シナリオ研究生の頃(6)

エッセイ

シナリオ『青空保育園』

 私がその時書いたシナリオ『青空保育園』は、週刊誌の記事がヒントになっていた。

 まだ日本全体が貧しく、幼稚園や保育園に通う子供はごく少数だった。特に商店や家内工場が多い下町では親たちは忙しく、子供をかまってやる暇はなかった。

女子大生の仲良しグループが、そういう子供たちを集め公園で歌や遊戯を教え、子供たちは楽しみにし、親たちも助かっているという記事が、写真入りで大きく取り上げられていた。

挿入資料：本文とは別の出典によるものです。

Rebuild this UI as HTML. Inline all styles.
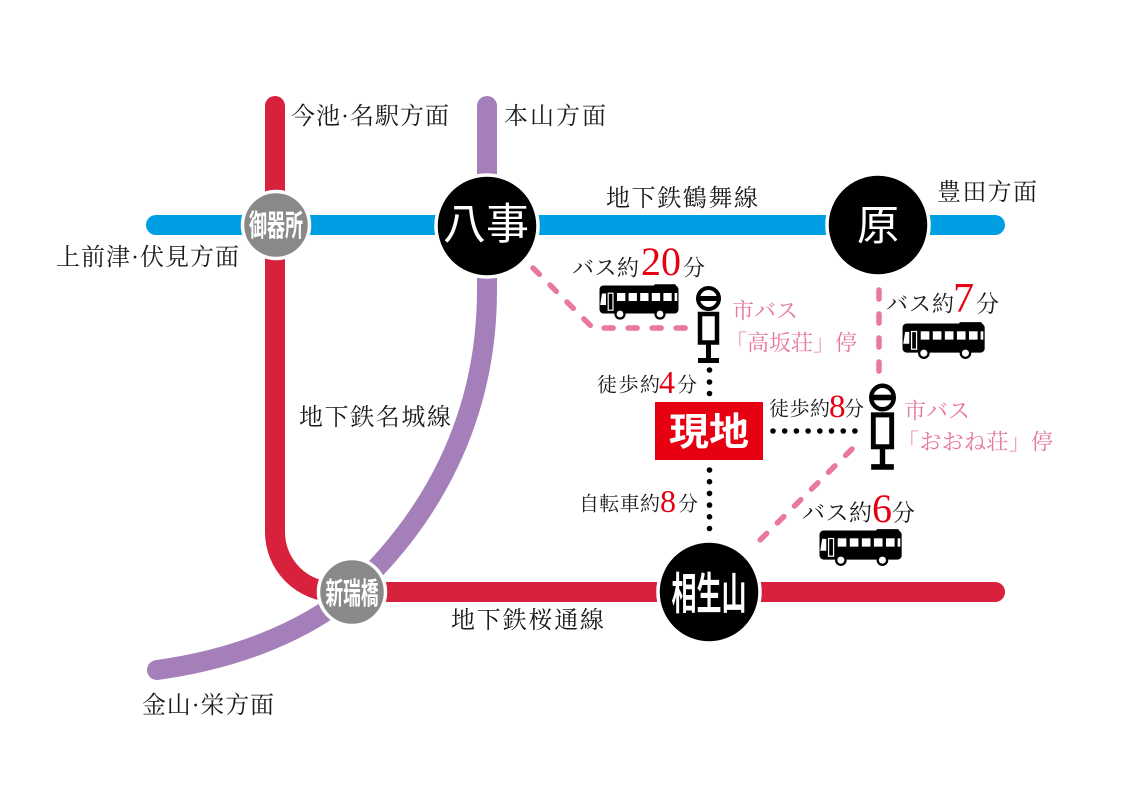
<!DOCTYPE html>
<html><head><meta charset="utf-8">
<style>
html,body{margin:0;padding:0;background:#fff;}
svg{display:block;}
.lb{font-family:"Liberation Serif","Noto Serif CJK SC",serif;fill:#1a1a1a;}
.pk{font-family:"Liberation Serif","Noto Serif CJK SC",serif;fill:#e5789b;}
.dg{font-family:"Liberation Serif",serif;fill:#e60012;}
.st{font-family:"Liberation Sans","Noto Sans CJK JP",sans-serif;fill:#fff;}
</style></head>
<body>
<svg width="1131" height="800" viewBox="0 0 1131 800" xmlns="http://www.w3.org/2000/svg">
<defs>
  <g id="bus">
    <rect x="0.5" y="0.5" width="79" height="28" rx="4" fill="#000"/>
    <rect x="55" y="-0.8" width="22" height="4" rx="1.5" fill="#000"/>
    <polygon points="1.2,20 3,8.5 7,8.5 7,20" fill="#fff"/>
    <rect x="9.2" y="8.2" width="4.8" height="17" fill="none" stroke="#fff" stroke-width="1.2"/>
    <rect x="18" y="8" width="8.3" height="8" fill="#fff"/>
    <rect x="29.6" y="8" width="8.3" height="8" fill="#fff"/>
    <rect x="41.2" y="8" width="8.3" height="8" fill="#fff"/>
    <rect x="52.8" y="8" width="8.3" height="8" fill="#fff"/>
    <rect x="64.4" y="8" width="8.3" height="8" fill="#fff"/>
    <rect x="75.6" y="8" width="2.6" height="8" fill="#fff"/>
    <circle cx="21" cy="29" r="5.6" fill="#000"/>
    <circle cx="21" cy="29" r="3.4" fill="#fff"/>
    <circle cx="61" cy="29" r="5.6" fill="#000"/>
    <circle cx="61" cy="29" r="3.4" fill="#fff"/>
  </g>
  <g id="stop">
    <circle cx="0" cy="0" r="10.5" fill="#fff" stroke="#000" stroke-width="4"/>
    <rect x="-11" y="-2.5" width="22" height="5" fill="#000"/>
    <rect x="-8.5" y="15.5" width="17" height="28.5" fill="#fff" stroke="#000" stroke-width="4.5"/>
    <rect x="-2.5" y="46" width="5" height="15" fill="#000"/>
    <rect x="-10.5" y="59.5" width="21" height="5" fill="#000"/>
  </g>
</defs>

<rect x="0" y="0" width="1131" height="800" fill="#fff"/>

<!-- subway lines -->
<path d="M275,106 L275,532 A60,60 0 0 0 335,592 L995,592" fill="none" stroke="#d8213c" stroke-width="20" stroke-linecap="round"/>
<path d="M487,106 L487,290 C487,420 430,520 352,592 C300,635 230,660 157,670" fill="none" stroke="#a47fb9" stroke-width="20" stroke-linecap="round"/>
<path d="M156,225 L995,225" fill="none" stroke="#009fe3" stroke-width="20" stroke-linecap="round"/>

<!-- pink dashed bus routes -->
<g fill="none" stroke="#e8799c" stroke-width="5.5" stroke-linecap="round" stroke-dasharray="9 15">
  <path d="M533,268 L593,328 L693,328"/>
  <path d="M879,290 L879,377"/>
  <path d="M852,449 L750,550"/>
</g>

<!-- black dotted walking/bike -->
<g fill="#000">
  <circle cx="709.5" cy="370" r="2.8"/>
  <circle cx="709.5" cy="382" r="2.8"/>
  <circle cx="709.5" cy="393.5" r="2.8"/>
  <circle cx="709.5" cy="470" r="2.8"/>
  <circle cx="709.5" cy="481.7" r="2.8"/>
  <circle cx="709.5" cy="493.4" r="2.8"/>
  <circle cx="709.5" cy="505.1" r="2.8"/>
  <circle cx="709.5" cy="516.8" r="2.8"/>
  <circle cx="709.5" cy="528.5" r="2.8"/>
  <circle cx="773" cy="431" r="2.8"/>
  <circle cx="784.7" cy="431" r="2.8"/>
  <circle cx="796.4" cy="431" r="2.8"/>
  <circle cx="808.1" cy="431" r="2.8"/>
  <circle cx="819.8" cy="431" r="2.8"/>
  <circle cx="831.5" cy="431" r="2.8"/>
  <circle cx="843.2" cy="431" r="2.8"/>
  <circle cx="854.9" cy="431" r="2.8"/>
</g>

<!-- stations -->
<circle cx="276" cy="225" r="33.5" fill="#898989" stroke="#fff" stroke-width="3.5"/>
<circle cx="352" cy="592" r="33.5" fill="#898989" stroke="#fff" stroke-width="3.5"/>
<circle cx="487" cy="226" r="51" fill="#000" stroke="#fff" stroke-width="3.5"/>
<circle cx="878" cy="225" r="51" fill="#000" stroke="#fff" stroke-width="3.5"/>
<circle cx="709" cy="592" r="51" fill="#000" stroke="#fff" stroke-width="3.5"/>

<text class="st" x="276" y="236" font-size="30" font-weight="700" text-anchor="middle" textLength="54" lengthAdjust="spacingAndGlyphs">御器所</text>
<text class="st" x="352" y="604" font-size="30" font-weight="700" text-anchor="middle" textLength="53" lengthAdjust="spacingAndGlyphs">新瑞橋</text>
<text class="st" x="709" y="609" font-size="44" font-weight="700" text-anchor="middle" textLength="75" lengthAdjust="spacingAndGlyphs">相生山</text>
<text class="st" x="486" y="239" font-size="43" font-weight="400" text-anchor="middle" textLength="86" lengthAdjust="spacing">八事</text>
<text class="st" x="878" y="240" font-size="42" font-weight="400" text-anchor="middle">原</text>

<!-- 現地 -->
<rect x="655" y="402" width="108" height="58" fill="#e60012"/>
<text class="st" x="709" y="445" font-size="38" font-weight="700" text-anchor="middle" textLength="80" lengthAdjust="spacingAndGlyphs">現地</text>

<!-- bus stops -->
<use href="#stop" transform="translate(708.5,298.5)"/>
<use href="#stop" transform="translate(882.5,397.5) scale(1.08,1.12)"/>

<!-- buses -->
<use href="#bus" transform="translate(599,285)"/>
<use href="#bus" transform="translate(902,323) scale(1.04)"/>
<use href="#bus" transform="translate(819,530) scale(1.04)"/>

<!-- direction / line labels -->
<text class="lb" x="291" y="124" font-size="24" textLength="158" lengthAdjust="spacing">今池·名駅方面</text>
<text class="lb" x="504" y="124" font-size="24" textLength="102" lengthAdjust="spacing">本山方面</text>
<text class="lb" x="606" y="206" font-size="24" textLength="152" lengthAdjust="spacing">地下鉄鶴舞線</text>
<text class="lb" x="937" y="200" font-size="24" textLength="100" lengthAdjust="spacing">豊田方面</text>
<text class="lb" x="56" y="265" font-size="24" textLength="183" lengthAdjust="spacing">上前津·伏見方面</text>
<text class="lb" x="299" y="425" font-size="24" textLength="152" lengthAdjust="spacing">地下鉄名城線</text>
<text class="lb" x="451" y="628" font-size="24" textLength="153" lengthAdjust="spacing">地下鉄桜通線</text>
<text class="lb" x="142" y="713" font-size="24" textLength="132" lengthAdjust="spacing">金山·栄方面</text>

<!-- bus 20 -->
<text class="lb" x="572" y="275.5" font-size="22" textLength="67" lengthAdjust="spacing">バス約</text>
<text class="dg" x="641" y="275" font-size="40">20</text>
<text class="lb" x="683" y="275.5" font-size="22">分</text>

<!-- bus 7 -->
<text class="lb" x="886" y="311.5" font-size="22" textLength="68" lengthAdjust="spacing">バス約</text>
<text class="dg" x="953" y="312" font-size="42">7</text>
<text class="lb" x="976" y="311.5" font-size="23">分</text>

<!-- walk 4 -->
<text class="lb" x="597" y="391.5" font-size="20" textLength="63" lengthAdjust="spacing">徒歩約</text>
<text class="dg" x="659" y="393" font-size="32">4</text>
<text class="lb" x="677" y="391.5" font-size="20">分</text>

<!-- walk 8 -->
<text class="lb" x="769" y="415.5" font-size="20" textLength="61" lengthAdjust="spacing">徒歩約</text>
<text class="dg" x="829" y="417" font-size="33">8</text>
<text class="lb" x="844" y="415.5" font-size="20">分</text>

<!-- bike 8 -->
<text class="lb" x="579" y="510.5" font-size="20" textLength="81" lengthAdjust="spacing">自転車約</text>
<text class="dg" x="660" y="512" font-size="32">8</text>
<text class="lb" x="678" y="510.5" font-size="20">分</text>

<!-- bus 6 -->
<text class="lb" x="802" y="520.5" font-size="23" textLength="70" lengthAdjust="spacing">バス約</text>
<text class="dg" x="872" y="522" font-size="40">6</text>
<text class="lb" x="892" y="520.5" font-size="23">分</text>

<!-- pink bus stop names -->
<text class="pk" x="732" y="318.5" font-size="22" textLength="66" lengthAdjust="spacing">市バス</text>
<text class="pk" x="725" y="350.5" font-size="22" textLength="132" lengthAdjust="spacing">「高坂荘」停</text>
<text class="pk" x="904" y="418.5" font-size="22" textLength="66" lengthAdjust="spacing">市バス</text>
<text class="pk" x="897" y="449.5" font-size="22" textLength="156" lengthAdjust="spacing">「おおね荘」停</text>
</svg>
</body></html>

リーダー格の女子大生が「自分は子供が好きだから将来もこういう仕事をしたい。今は雨の日は集まれないが、どこか場所を貸してくれるところがあれば、雨の日も子供向けの本を読んだり、お話し会をしたい」と語っていた。

 記事を書いた人は善意で書いたに違いないが、こんなに大きく取り上げられると困る人もいるのではないか。

たとえばリーダー格の友人に誘われ、ごく軽い気持ちで手伝っている人がいたとする。こんなに大きく取り上げられれば簡単にやめることが出来ない、少なくともやめることに罪悪感を抱くようになるだろうし、リーダー格の女の子ばかり目立てば妬みも生じる。

リーダー格の彼女にしても、これまで仲良し同士和気あいあいとやってきたのに、友達にねたまれ、熱心になればなるほど、売名行為のように見られて迷惑するのではないかと心配だった。